TASK
Only the lines from the start of the data through the line containing "const xTicksA = [0, 2, 4, 6, 8, 10, 12];" should be written out, exactly as they are, with both ends included and the pictures left out.

INFORMATION SUPPLIED

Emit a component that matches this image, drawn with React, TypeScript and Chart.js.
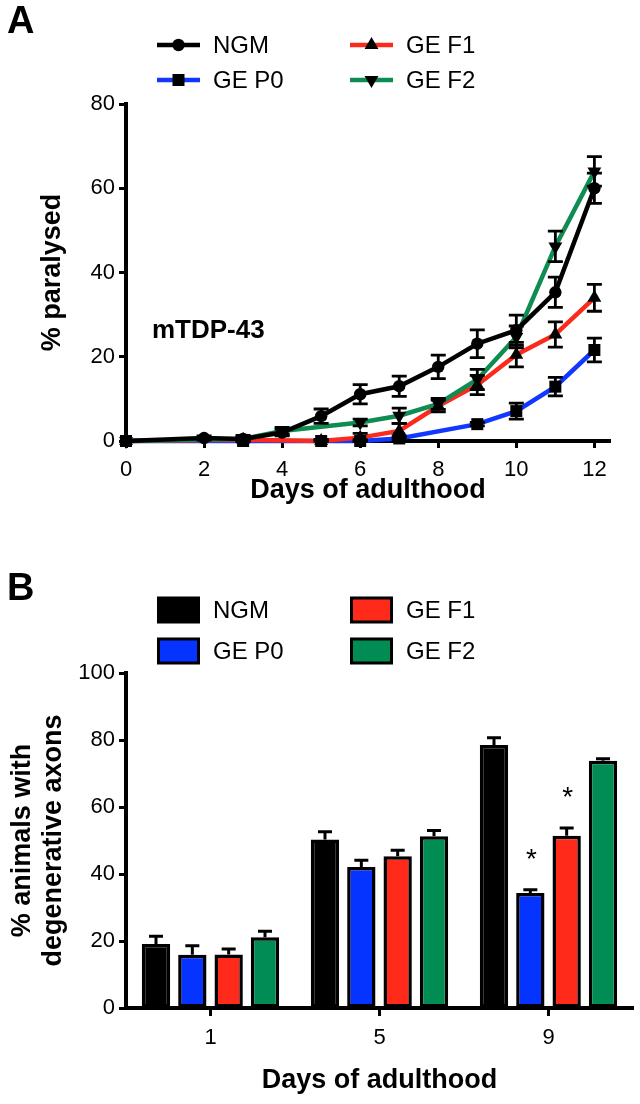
import React, { useEffect, useRef } from 'react';
import { Chart, registerables } from 'chart.js';

Chart.register(...registerables);

// ---------- Panel A data ----------
const seriesNames = ['NGM', 'GE P0', 'GE F1', 'GE F2'];

const ngmDays = [0, 2, 3, 4, 5, 6, 7, 8, 9, 10, 11, 12];
const ngmPct = [0, 0.7, 0.5, 2.0, 5.9, 11.1, 13.0, 17.6, 23.1, 26.3, 35.3, 60.0];
const ngmErr = [0, 0.5, 0.5, 0.8, 1.7, 2.3, 2.4, 2.8, 3.3, 3.6, 3.6, 3.6];

const p0Days = [0, 3, 5, 6, 7, 9, 10, 11, 12];
const p0Pct = [0, 0, 0, 0, 0.6, 4.0, 7.1, 12.9, 21.6];
const p0Err = [0, 0, 0.3, 0.3, 0.6, 0.4, 1.9, 2.2, 2.8];

const f1Days = [0, 3, 5, 6, 7, 8, 9, 10, 11, 12];
const f1Pct = [0, 0.3, 0, 0.8, 2.4, 8.3, 13.3, 20.5, 25.3, 34.0];
const f1Err = [0, 0.6, 0.3, 1.0, 1.8, 1.4, 2.3, 2.9, 3.0, 3.2];

const f2Days = [0, 3, 4, 6, 7, 8, 9, 10, 11, 12];
const f2Pct = [0, 0.5, 2.4, 4.4, 6.0, 8.8, 14.6, 24.7, 46.2, 64.0];
const f2Err = [0, 0.8, 0.8, 0.8, 1.8, 1.3, 2.4, 2.6, 3.6, 3.5];

const xTicksA = [0, 2, 4, 6, 8, 10, 12];

// ---------- Panel B data ----------
const bDays = ['1', '5', '9'];
const ngmB = [19.1, 50.3, 78.5];
const ngmBErr = [2.3, 2.3, 2.2];
const p0B = [15.9, 42.1, 34.3];
const p0BErr = [2.7, 2.0, 1.0];
const f1B = [16.0, 45.3, 51.4];
const f1BErr = [1.6, 1.8, 2.3];
const f2B = [21.1, 51.3, 73.8];
const f2BErr = [1.8, 1.7, 0.6];
const p0BStars = ['', '', '*'];
const f1BStars = ['', '', '*'];

// ---------- styling ----------
const BLACK = '#000000';
const BLUE = '#1238ff';
const RED = '#fa2a1c';
const GREEN = '#0f8c52';
const BAR_BLUE = '#0533ff';
const BAR_RED = '#ff2a1a';
const BAR_GREEN = '#008c52';
const FONT = "'Liberation Sans', Arial, sans-serif";

type Marker = 'circle' | 'rect' | 'triUp' | 'triDown';

function drawMarker(ctx: CanvasRenderingContext2D, m: Marker, x: number, y: number) {
  ctx.save();
  ctx.fillStyle = BLACK;
  ctx.beginPath();
  if (m === 'circle') {
    ctx.arc(x, y, 6.2, 0, Math.PI * 2);
  } else if (m === 'rect') {
    ctx.rect(x - 6, y - 6, 12, 12);
  } else {
    const r = 8;
    const s = m === 'triUp' ? 1 : -1;
    ctx.moveTo(x, y - s * r);
    ctx.lineTo(x + 0.866 * r, y + s * 0.5 * r);
    ctx.lineTo(x - 0.866 * r, y + s * 0.5 * r);
    ctx.closePath();
  }
  ctx.fill();
  ctx.restore();
}

const seriesA = [
  { name: seriesNames[0], days: ngmDays, pct: ngmPct, err: ngmErr, color: BLACK, marker: 'circle' as Marker },
  { name: seriesNames[3], days: f2Days, pct: f2Pct, err: f2Err, color: GREEN, marker: 'triDown' as Marker },
  { name: seriesNames[2], days: f1Days, pct: f1Pct, err: f1Err, color: RED, marker: 'triUp' as Marker },
  { name: seriesNames[1], days: p0Days, pct: p0Pct, err: p0Err, color: BLUE, marker: 'rect' as Marker },
];

const legendA = [
  { name: seriesNames[0], color: BLACK, marker: 'circle' as Marker, col: 0, row: 0 },
  { name: seriesNames[1], color: BLUE, marker: 'rect' as Marker, col: 0, row: 1 },
  { name: seriesNames[2], color: RED, marker: 'triUp' as Marker, col: 1, row: 0 },
  { name: seriesNames[3], color: GREEN, marker: 'triDown' as Marker, col: 1, row: 1 },
];

const legendB = [
  { name: seriesNames[0], color: BLACK, col: 0, row: 0 },
  { name: seriesNames[1], color: BAR_BLUE, col: 0, row: 1 },
  { name: seriesNames[2], color: BAR_RED, col: 1, row: 0 },
  { name: seriesNames[3], color: BAR_GREEN, col: 1, row: 1 },
];

const LEG_COL_X = [157, 350];

const pluginA = {
  id: 'panelA',
  afterDatasetsDraw(chart: any) {
    const ctx: CanvasRenderingContext2D = chart.ctx;
    const xs = chart.scales.x;
    const ys = chart.scales.y;
    ctx.save();
    ctx.strokeStyle = BLACK;
    ctx.lineWidth = 2.8;
    const cap = 7.5;
    seriesA.forEach((s) => {
      s.days.forEach((d, i) => {
        const e = s.err[i];
        if (!e) return;
        const px = xs.getPixelForValue(d);
        const yt = ys.getPixelForValue(s.pct[i] + e);
        const yb = ys.getPixelForValue(Math.max(0, s.pct[i] - e));
        ctx.beginPath();
        ctx.moveTo(px, yt);
        ctx.lineTo(px, yb);
        ctx.moveTo(px - cap, yt);
        ctx.lineTo(px + cap, yt);
        ctx.moveTo(px - cap, yb);
        ctx.lineTo(px + cap, yb);
        ctx.stroke();
      });
    });
    seriesA.slice().reverse().forEach((s) => {
      s.days.forEach((d, i) => {
        drawMarker(ctx, s.marker, xs.getPixelForValue(d), ys.getPixelForValue(s.pct[i]));
      });
    });
    ctx.restore();
  },
  afterDraw(chart: any) {
    const ctx: CanvasRenderingContext2D = chart.ctx;
    ctx.save();
    ctx.fillStyle = BLACK;
    ctx.font = `bold 38px ${FONT}`;
    ctx.textBaseline = 'alphabetic';
    ctx.textAlign = 'left';
    ctx.fillText('A', 7, 33);
    const rowY = [45, 80];
    legendA.forEach((l) => {
      const x1 = LEG_COL_X[l.col];
      const y = rowY[l.row];
      ctx.strokeStyle = l.color;
      ctx.lineWidth = 4.5;
      ctx.beginPath();
      ctx.moveTo(x1, y);
      ctx.lineTo(x1 + 43, y);
      ctx.stroke();
      drawMarker(ctx, l.marker, x1 + 21.5, y);
      ctx.fillStyle = BLACK;
      ctx.font = `24px ${FONT}`;
      ctx.textBaseline = 'middle';
      ctx.fillText(l.name, x1 + 56, y + 1);
    });
    ctx.font = `bold 26px ${FONT}`;
    ctx.textBaseline = 'middle';
    ctx.fillText('mTDP-43', chart.chartArea.left + 26, chart.scales.y.getPixelForValue(26.2));
    ctx.restore();
  },
};

const pluginB = {
  id: 'panelB',
  afterDatasetsDraw(chart: any) {
    const ctx: CanvasRenderingContext2D = chart.ctx;
    const ys = chart.scales.y;
    const errs = [ngmBErr, p0BErr, f1BErr, f2BErr];
    const vals = [ngmB, p0B, f1B, f2B];
    const stars = [null, p0BStars, f1BStars, null];
    ctx.save();
    ctx.strokeStyle = BLACK;
    ctx.lineWidth = 3;
    chart.data.datasets.forEach((ds: any, di: number) => {
      const meta = chart.getDatasetMeta(di);
      meta.data.forEach((bar: any, i: number) => {
        const top = ys.getPixelForValue(vals[di][i]);
        const et = ys.getPixelForValue(vals[di][i] + errs[di][i]);
        ctx.beginPath();
        ctx.moveTo(bar.x, top);
        ctx.lineTo(bar.x, et);
        ctx.moveTo(bar.x - 7, et);
        ctx.lineTo(bar.x + 7, et);
        ctx.stroke();
        const st = stars[di];
        if (st && st[i]) {
          ctx.fillStyle = BLACK;
          ctx.font = `28px ${FONT}`;
          ctx.textAlign = 'center';
          ctx.textBaseline = 'alphabetic';
          ctx.fillText(st[i], bar.x + 1, et - 22);
        }
      });
    });
    ctx.restore();
  },
  afterDraw(chart: any) {
    const ctx: CanvasRenderingContext2D = chart.ctx;
    ctx.save();
    ctx.fillStyle = BLACK;
    ctx.font = `bold 38px ${FONT}`;
    ctx.textBaseline = 'alphabetic';
    ctx.textAlign = 'left';
    ctx.fillText('B', 7, 55);
    const rowY = [65, 106];
    legendB.forEach((l) => {
      const x1 = LEG_COL_X[l.col];
      const y = rowY[l.row];
      ctx.fillStyle = BLACK;
      ctx.fillRect(x1, y - 13.5, 43, 27);
      ctx.fillStyle = l.color;
      ctx.fillRect(x1 + 3, y - 10.5, 37, 21);
      ctx.fillStyle = BLACK;
      ctx.font = `24px ${FONT}`;
      ctx.textBaseline = 'middle';
      ctx.fillText(l.name, x1 + 56, y + 1);
    });
    ctx.restore();
  },
};

const axisCommon = {
  border: { display: true, color: BLACK, width: 4 },
  grid: { display: true, drawOnChartArea: false, drawTicks: true, tickLength: 7, tickWidth: 3, tickColor: BLACK, color: BLACK },
};

const titleFont = { family: FONT, size: 27, weight: 'bold' };
const tickFont = { family: FONT, size: 22 };

export default function App() {
  const refA = useRef<HTMLCanvasElement>(null);
  const refB = useRef<HTMLCanvasElement>(null);

  useEffect(() => {
    document.body.style.margin = '0';
    const chartA = new Chart(refA.current as HTMLCanvasElement, {
      type: 'line',
      data: {
        datasets: seriesA.map((s) => ({
          label: s.name,
          data: s.days.map((d, i) => ({ x: d, y: s.pct[i] })),
          borderColor: s.color,
          backgroundColor: s.color,
          borderWidth: 4.5,
          pointRadius: 0,
          tension: 0,
          fill: false,
          clip: false as any,
        })),
      },
      options: {
        responsive: false,
        animation: false,
        layout: { padding: { top: 104, right: 30, left: 0, bottom: 0 } },
        plugins: { legend: { display: false }, tooltip: { enabled: false } },
        scales: {
          x: {
            type: 'linear',
            min: 0,
            max: 12.4,
            ...axisCommon,
            afterBuildTicks: (scale: any) => {
              scale.ticks = xTicksA.map((v) => ({ value: v }));
            },
            afterFit: (scale: any) => {
              scale.height = 104;
            },
            ticks: { color: BLACK, font: tickFont, padding: 9, maxRotation: 0 },
            title: {
              display: true,
              text: 'Days of adulthood',
              color: BLACK,
              font: titleFont,
              padding: { top: 0, bottom: 38 },
            },
          },
          y: {
            type: 'linear',
            min: 0,
            max: 80,
            ...axisCommon,
            afterFit: (scale: any) => {
              scale.width = 126;
            },
            ticks: { color: BLACK, font: tickFont, padding: 4, stepSize: 20 },
            title: {
              display: true,
              text: '% paralysed',
              color: BLACK,
              font: titleFont,
              padding: { top: 36, bottom: 0 },
            },
          },
        },
      } as any,
      plugins: [pluginA],
    });

    const chartB = new Chart(refB.current as HTMLCanvasElement, {
      type: 'bar',
      data: {
        labels: bDays,
        datasets: [
          { label: seriesNames[0], data: ngmB, backgroundColor: BLACK },
          { label: seriesNames[1], data: p0B, backgroundColor: BAR_BLUE },
          { label: seriesNames[2], data: f1B, backgroundColor: BAR_RED },
          { label: seriesNames[3], data: f2B, backgroundColor: BAR_GREEN },
        ].map((d) => ({
          ...d,
          borderColor: BLACK,
          borderWidth: 3.5,
          borderSkipped: false,
          categoryPercentage: 0.86,
          barPercentage: 0.78,
        })),
      },
      options: {
        responsive: false,
        animation: false,
        layout: { padding: { top: 128, right: 7, left: 0, bottom: 0 } },
        plugins: { legend: { display: false }, tooltip: { enabled: false } },
        scales: {
          x: {
            type: 'category',
            offset: true,
            border: { display: true, color: BLACK, width: 4 },
            grid: { display: true, offset: false, drawOnChartArea: false, drawTicks: true, tickLength: 8, tickWidth: 3, tickColor: BLACK, color: BLACK },
            afterFit: (scale: any) => {
              scale.height = 96;
            },
            ticks: { color: BLACK, font: tickFont, padding: 9, maxRotation: 0 },
            title: {
              display: true,
              text: 'Days of adulthood',
              color: BLACK,
              font: titleFont,
              padding: { top: 0, bottom: 7 },
            },
          },
          y: {
            type: 'linear',
            min: 0,
            max: 100,
            ...axisCommon,
            afterFit: (scale: any) => {
              scale.width = 126;
            },
            ticks: { color: BLACK, font: tickFont, padding: 4, stepSize: 20 },
            title: {
              display: true,
              text: ['% animals with', 'degenerative axons'],
              color: BLACK,
              font: { ...titleFont, lineHeight: 1.15 },
              padding: { top: 7, bottom: 0 },
            },
          },
        },
      } as any,
      plugins: [pluginB],
    });

    return () => {
      chartA.destroy();
      chartB.destroy();
    };
  }, []);

  return (
    <div style={{ width: 640, height: 1104, background: '#ffffff' }}>
      <canvas ref={refA} width={640} height={545} style={{ display: 'block', width: 640, height: 545 }} />
      <canvas ref={refB} width={640} height={559} style={{ display: 'block', width: 640, height: 559 }} />
    </div>
  );
}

THE RESULT
Emit a component that matches this image, drawn with React, TypeScript and Chart.js.
import React, { useEffect, useRef } from 'react';
import { Chart, registerables } from 'chart.js';

Chart.register(...registerables);

// ---------- Panel A data ----------
const seriesNames = ['NGM', 'GE P0', 'GE F1', 'GE F2'];

const ngmDays = [0, 2, 3, 4, 5, 6, 7, 8, 9, 10, 11, 12];
const ngmPct = [0, 0.7, 0.5, 2.0, 5.9, 11.1, 13.0, 17.6, 23.1, 26.3, 35.3, 60.0];
const ngmErr = [0, 0.5, 0.5, 0.8, 1.7, 2.3, 2.4, 2.8, 3.3, 3.6, 3.6, 3.6];

const p0Days = [0, 3, 5, 6, 7, 9, 10, 11, 12];
const p0Pct = [0, 0, 0, 0, 0.6, 4.0, 7.1, 12.9, 21.6];
const p0Err = [0, 0, 0.3, 0.3, 0.6, 0.4, 1.9, 2.2, 2.8];

const f1Days = [0, 3, 5, 6, 7, 8, 9, 10, 11, 12];
const f1Pct = [0, 0.3, 0, 0.8, 2.4, 8.3, 13.3, 20.5, 25.3, 34.0];
const f1Err = [0, 0.6, 0.3, 1.0, 1.8, 1.4, 2.3, 2.9, 3.0, 3.2];

const f2Days = [0, 3, 4, 6, 7, 8, 9, 10, 11, 12];
const f2Pct = [0, 0.5, 2.4, 4.4, 6.0, 8.8, 14.6, 24.7, 46.2, 64.0];
const f2Err = [0, 0.8, 0.8, 0.8, 1.8, 1.3, 2.4, 2.6, 3.6, 3.5];

const xTicksA = [0, 2, 4, 6, 8, 10, 12];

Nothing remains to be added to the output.